This Crow’s remount of the 2017 Shaw production of Will Eno’s Middletown, is the story of a generic town, equidistant from its neighbouring towns, with a stable population, elevation, not too big, not too small. This is, not surprisingly, a kind of metaphor, and the play is less about a grand narrative than it is an existential meditation on the quotidian details of life itself.
The title is a direct allusion to Thomas Wilder’s Our Town, an early 20th century play commenting on how people’s fear prevents them from being present in their own lives. Eno’s play, by contrast, is less moralizing and more existential, a key shift that would help it resonate with a 21st century audience.
Meg Roe’s direction presents the audience with a blurred line between artifice and life before the show even begins – as the house opens the actors mingle and speak to the audience members as we file in. The stage forms the centre of the space, with the audience on all four sides. The early interactions offer an easy transition to the show, which begins with one of the actors listing off welcomes to us as audience but also inviting us in as part of the community of the production. If the philosophical aspect of the play doesn’t come across in the first half, a cute vignette right before intermission helps to reinforce the play’s metatheatricality by having several characters comment on various plotlines.
Just like the town, the characters are archetypes: the cop, the librarian, the town drunk, the jack of all trades, etc. It is a difficult task for the actors to imbue these kinds of characters with a compelling specificity, and the results in this production are uneven: the librarian (Corrine Koslo) is immediately a substantial character, greeting different members of the town with matronly affection, and Mary (Moya O’Connell) is instantly endearing in her nervous anticipation and social awkwardness. Other characters feel less grounded, like the police officer whose aggressive violence feels oddly passionless, and the town drunk, whose addiction doesn’t have a credible emotional core. I was also bewildered by Mary’s affection for John, a hapless jack of all trades, whose greatest virtue seems to be the fact that he is around more than her husband. Perhaps I’m just weary of too many stories of women falling for men simply because they are there, but their connection feels unmotivated. Finally, the script is dominated by pessimism, evident in the much-discussed nostalgia for their youth, when things were better, before people grow up, become untethered, and lose themselves.

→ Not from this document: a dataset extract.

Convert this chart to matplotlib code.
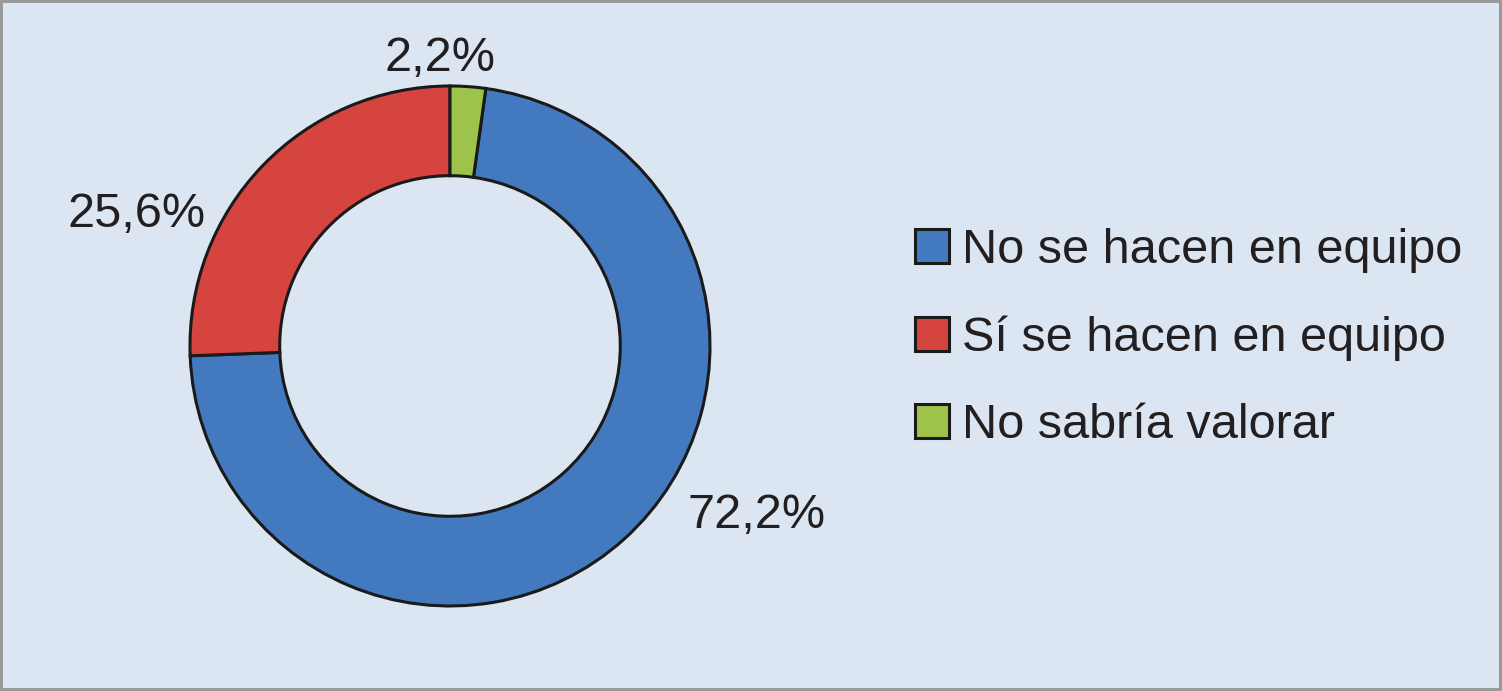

Of course, the play also shows us glimmers of how people reconnect, some more successfully than others. A late scene with Mary and her newborn reminds us of this possibility, but my favourite scene consists of an astronaut (Karl Ang) floating around in space, commenting on the vastness of the universe. The staging is clever, achieved by Ang sitting on a rolling chair being pushed around the stage by fellow actors while the main stage lights are blacked out, revealing Kevin Lamotte’s spectacular lighting design of hundreds of twinkle lights hanging from the ceiling. Here we get a sense of a man floating free, amidst the possibility and beauty of the stars, the distance and isolation creating a sublime experience that cannot but force him to feel the full poignancy of his humanity.
How these different variables add up will have vastly different effects on the audience: this play might be exactly your thing or it could disappoint. But as existentialism reminds us, we get to choose if it’s worth the risk.